Boondock Explorations Barrie, ON

Wednesday, April 30, 2008

Holland Marsh: A Brief History


The Holland Marsh was once….You Guessed it! A large wetland…. It was part of the Toronto Carrying-Place Trail, although another route was also used because of the environment of the marshy area.

Professor William Day laid the groundwork for drainage of the wetlands in 1923 to prepare them for their current agricultural use. The canal system was created by engineer Alexander Baird of Sarnia and were completed by 1930.
In October 1954, Hurricane Hazel overwhelmed the marsh's drainage system with heavy rains, and the whole marsh was flooded within six hours of the dikes being breached at the north canal. The canals are designed with the bank on the outside of the marsh several inches lower than the bank on the inside of the marsh so that flooding will occur outside of the marsh first, but the amount of runoff flowing down from the hills northeast of the Holland Marsh was so great that this fail-safe became ineffective. The pipes underground the marsh that open into the canal system with one way valves to prevent flooding also became ineffective. Highway 400 was five feet underwater. The residents of the Holland Marsh were alerted to the flood because it happened in the evening when they were in from their fields, and the party phone line rang in all the homes as residents called each other to warn of the flood. Those with houses that had only one floor escaped to neighbours with a second floor, and many had boats or canoes that they used for recreation. Many residents were taken in over the winter by kindly neighbours in the Town of Bradford.

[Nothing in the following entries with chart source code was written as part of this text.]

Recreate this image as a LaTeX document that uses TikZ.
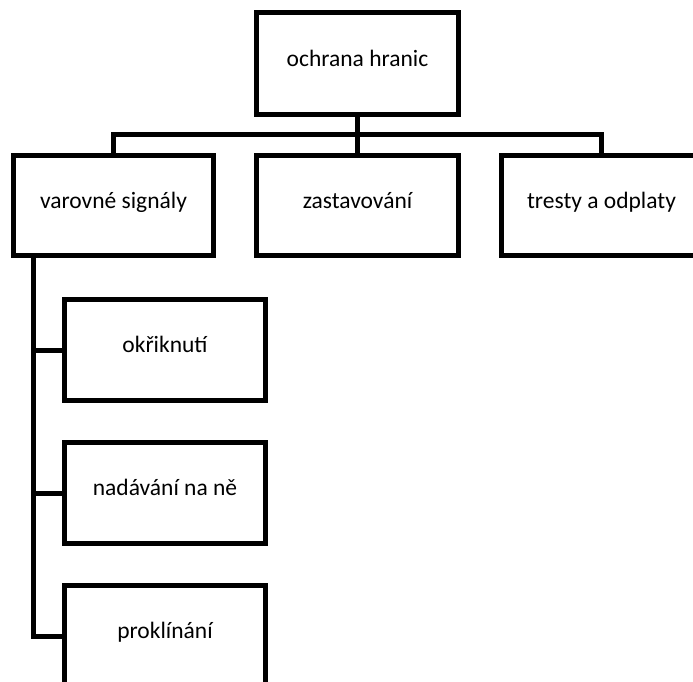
\documentclass[tikz,border=0pt]{standalone}
\usepackage{fontspec}
\setmainfont{Carlito}
\begin{document}
\begin{tikzpicture}[x=1pt, y=-1pt,
        box/.style={draw, line width=5pt, minimum width=#1, minimum height=100pt,
            inner sep=0pt, text height=0.7em, text depth=0.2em,
            font=\fontsize{23.5}{28}\selectfont},
        box/.default=200pt,
        link/.style={line width=5pt}]
        \useasboundingbox (0,0) rectangle (693,681);
        \clip (0,0) rectangle (693,681);
        \node[box=202pt, minimum height=102pt] (hranice) at (357.5,63.5) {ochrana hranic};
        \node[box] (signaly) at (113.5,205.5) {varovné signály};
        \node[box=202pt] (zastav) at (357.5,205.5) {zastavování};
        \node[box] (tresty) at (601.5,205.5) {tresty a odplaty};
        \node[box=201pt, minimum height=101pt] (okriknuti) at (165,350) {okřiknutí};
        \node[box=201pt, minimum height=101pt] (nadavani) at (165,493) {nadávání na ně};
        \node[box=201pt, minimum height=101pt] (proklinani) at (165,636) {proklínání};
        \coordinate (bus) at (357.5,134.5);
        \coordinate (trunk) at (33.5,636);
        \draw[link] (hranice) -- (zastav);
        \draw[link] (signaly.north) |- (bus) -| (tresty.north);
        \draw[link] (signaly.south -| trunk) |- (proklinani.west);
        \draw[link] (okriknuti.west) -- (okriknuti.west -| trunk);
        \draw[link] (nadavani.west) -- (nadavani.west -| trunk);
    \end{tikzpicture}
\end{document}
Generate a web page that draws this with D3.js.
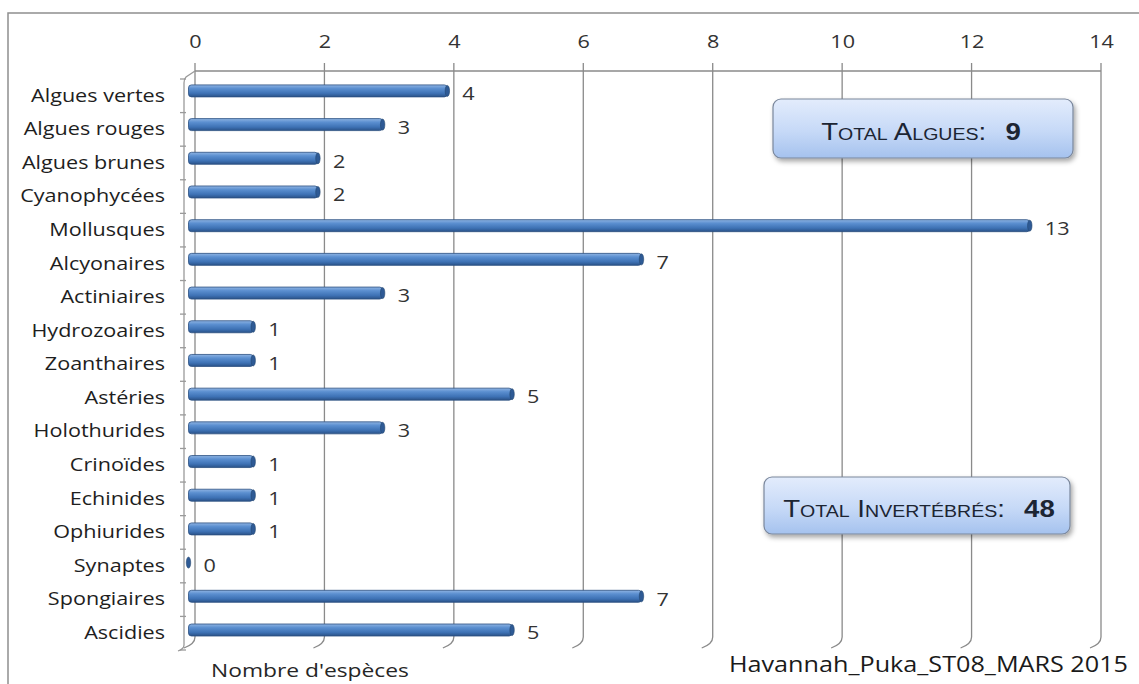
<!DOCTYPE html>
<html><head><meta charset="utf-8">
<script src="https://cdn.jsdelivr.net/npm/d3@7"></script>
<style>
html,body{margin:0;padding:0;background:#fff;}
svg{display:block;}
</style>
</head><body>
<script>
const categories = ["Algues vertes","Algues rouges","Algues brunes","Cyanophycées","Mollusques","Alcyonaires","Actiniaires","Hydrozoaires","Zoanthaires","Astéries","Holothurides","Crinoïdes","Echinides","Ophiurides","Synaptes","Spongiaires","Ascidies"];
const values = [4,3,2,2,13,7,3,1,1,5,3,1,1,1,0,7,5];
const xTicks = [0,2,4,6,8,10,12,14];
const axisTitle = "Nombre d'espèces";
const stationLabel = "Havannah_Puka_ST08_MARS 2015";
const totals = [{label:"Total Algues:", value:"9"},{label:"Total Invertébrés:", value:"48"}];

const W = 1139, H = 684;
const SX = 1.2; // horizontal stretch of the original image text
const FONT = "'Open Sans', sans-serif";

const svg = d3.select("body").append("svg").attr("width", W).attr("height", H);
const defs = svg.append("defs");

const bg = defs.append("linearGradient").attr("id","barGrad").attr("x1",0).attr("y1",0).attr("x2",0).attr("y2",1);
bg.append("stop").attr("offset","0%").attr("stop-color","#8fb4e3");
bg.append("stop").attr("offset","30%").attr("stop-color","#5b8fd0");
bg.append("stop").attr("offset","70%").attr("stop-color","#3e72b5");
bg.append("stop").attr("offset","100%").attr("stop-color","#2a5288");

const boxG = defs.append("linearGradient").attr("id","boxGrad").attr("x1",0).attr("y1",0).attr("x2",0).attr("y2",1);
boxG.append("stop").attr("offset","0%").attr("stop-color","#e3ecfc");
boxG.append("stop").attr("offset","55%").attr("stop-color","#c6d9f7");
boxG.append("stop").attr("offset","100%").attr("stop-color","#a5c2ee");

const sh = defs.append("filter").attr("id","shadow").attr("x","-10%").attr("y","-20%").attr("width","130%").attr("height","160%");
sh.append("feDropShadow").attr("dx",2).attr("dy",3).attr("stdDeviation",2.5).attr("flood-color","#000").attr("flood-opacity",0.35);

// outer frame
svg.append("rect").attr("x",8).attr("y",13).attr("width",1160).attr("height",700)
  .attr("fill","none").attr("stroke","#8f8f8f").attr("stroke-width",1.5);

// scales
const xBack = d3.scaleLinear().domain([0,14]).range([195, 1101]);
const depthX = -6.5;
const xFront = d3.scaleLinear().domain([0,14]).range([195+depthX, 1101+depthX]);
const yBar = d3.scalePoint().domain(categories).range([90.9, 630]);
const yWall = d3.scaleBand().domain(categories).range([79, 650]);

const gridTop = 71, gridBottom = 637;
const grid = svg.append("g").attr("stroke","#8a8a8a").attr("stroke-width",1.3).attr("fill","none");
// back wall vertical gridlines with 3D floor curl
grid.selectAll("path.v").data(xTicks).join("path").attr("class","v")
  .attr("d", d => { const x = xBack(d); return `M${x},${gridTop-8} L${x},${gridBottom} Q${x},${gridBottom+7} ${x-11},${gridBottom+11}`; });
// top line
grid.append("line").attr("x1", xBack(0)).attr("x2", xBack(14)).attr("y1", gridTop).attr("y2", gridTop);
// left wall
const wx = 184;
grid.append("path").attr("stroke","#9a9a9a")
  .attr("d", `M${xBack(0)},${gridTop} L${wx+2},${gridTop+6} Q${wx},${gridTop+8} ${wx},${gridTop+12} L${wx},${gridBottom+8} Q${wx},${gridBottom+12} ${wx-6},${gridBottom+14}`);
// left wall ticks
const wallTicks = d3.range(categories.length+1).map(i => yWall.range()[0] + i*yWall.step());
grid.selectAll("line.t").data(wallTicks).join("line").attr("class","t").attr("stroke","#9a9a9a")
  .attr("x1", wx-4).attr("x2", wx+2).attr("y1", d=>d).attr("y2", d=>d);

// top axis labels
const xAxis = d3.axisTop(xBack).tickValues(xTicks).tickFormat(d3.format("d")).tickSize(0).tickPadding(0);
const xa = svg.append("g").attr("transform", "translate(0,48)").call(xAxis);
xa.select(".domain").remove();
xa.selectAll("text").attr("font-family", FONT).attr("font-size", 18).attr("fill","#333")
  .attr("y", 0).attr("transform", `scale(${SX},1)`);

// category labels
const yAxis = d3.axisLeft(yWall).tickSize(0).tickPadding(0);
const ya = svg.append("g").attr("transform", "translate(165,0)").call(yAxis);
ya.select(".domain").remove();
ya.selectAll("text").attr("font-family", FONT).attr("font-size", 18).attr("fill","#1e1e1e")
  .attr("dy","0.32em").attr("transform", `scale(${SX},1)`);

// bars
const barH = 12;
const data = categories.map((c,i) => ({c, v: values[i]}));
const bars = svg.append("g");
bars.selectAll("rect").data(data).join("rect")
  .attr("x", xFront(0)).attr("y", d => yBar(d.c) - barH/2)
  .attr("width", d => xFront(d.v) - xFront(0)).attr("height", barH)
  .attr("rx", 3).attr("fill","url(#barGrad)").attr("stroke","#2b4f80").attr("stroke-width",0.8);
bars.selectAll("ellipse").data(data).join("ellipse")
  .attr("cx", d => xFront(d.v)).attr("cy", d => yBar(d.c))
  .attr("rx", 2.2).attr("ry", barH/2 - 0.5)
  .attr("fill","#2e5a95").attr("stroke","#24466f").attr("stroke-width",0.6);

// value labels
const vl = svg.append("g");
vl.selectAll("g").data(data).join("g")
  .attr("transform", d => `translate(${xFront(d.v)+15},${yBar(d.c)+3}) scale(${SX},1)`)
  .append("text").attr("font-family", FONT).attr("font-size", 18).attr("fill","#333")
  .attr("dy","0.35em").text(d => d.v);

// total boxes
const boxes = [{x:773,y:99,w:300,h:59},{x:764,y:477,w:306,h:57}];
boxes.forEach((b,i) => {
  const g = svg.append("g");
  g.append("rect").attr("x",b.x).attr("y",b.y).attr("width",b.w).attr("height",b.h).attr("rx",8)
    .attr("fill","url(#boxGrad)").attr("stroke","#7a879c").attr("stroke-width",1.2).attr("filter","url(#shadow)");
  const t = g.append("g").attr("transform", `translate(${b.x+b.w/2+ (i?2:-2)},${b.y+b.h/2+5}) scale(${SX},1)`)
    .append("text").attr("text-anchor","middle").attr("dy","0.3em")
    .attr("font-family","'Liberation Sans', Arial, sans-serif").attr("font-size",23)
    .attr("fill","#1c2533").style("font-variant","small-caps");
  t.append("tspan").text(totals[i].label);
  t.append("tspan").attr("dx", 16).attr("font-weight","bold").style("font-variant","normal").text(totals[i].value);
});

// bottom texts
svg.append("g").attr("transform", `translate(310,670) scale(${SX},1)`)
  .append("text").attr("text-anchor","middle").attr("dy","0.35em")
  .attr("font-family", FONT).attr("font-size", 19).attr("fill","#262626").text(axisTitle);
svg.append("g").attr("transform", `translate(1128,665) scale(${SX},1)`)
  .append("text").attr("text-anchor","end").attr("dy","0.35em")
  .attr("font-family", FONT).attr("font-size", 21).attr("fill","#1a1a1a").text(stationLabel);
</script>
</body></html>
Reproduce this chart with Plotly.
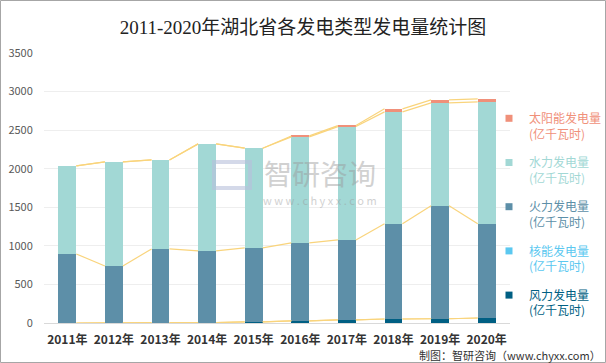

On May 31, 1985, a tornado touched down in the Bradford West Gwillimbury portion of the marsh west of Hwy. 400, lifting the roof off of one house on north Canal Road (Simcoe Road #8), and downing power lines and trees and ruining at least one house along Fraser Street. The devastation on Fraser Street was so extensive that it was renamed Tornado Road.
As of fall 2006 the municipal governance responsible for maintaining the drainage canal system has neglected to clean silt from the outer canals (as is their responsibility under the Ontario Drainage Act) since Hurricane Hazel in 1956. Every piece of land paved over in the 65,000-acre (263 km²) Nottawasaga region uphill of the Holland Marsh results in 6 times the amount of silt runoff than virgin land. Many residential subdivisions have been created in York Region, south of the Holland Marsh, stripping topsoil, felling mature trees, and flattening topography, with the result that even uphill land south of the Holland Marsh in King Township is suffering from silt problems and flooding of drainage ponds. A plan to redesign and clean the canals has been created by the Holland Marsh Drainage Engineer, but the municipality of Bradford West Gwillimbury expects farmers in the Holland Marsh to pay over four million dollars for the project, citing the Ontario Drainage Act, even though the majority of the silt is due to developers changing the topography of the Nottawasaga Watershed region. The municipal governance has also failed to build up the dyke roads to the stipulated height cited in the Holland Marsh Road Act, thus increasing flood risk, and has failed to enact a Holland Marsh Road Protocol for slow moving vehicles (as stated in the Official Town Plan of Bradford West Gwillimbury), thus continuing to put farmers at risk of crashes with fast driving commuters taking shortcuts through the Holland Marsh to Hwy 9 and Hwy 400.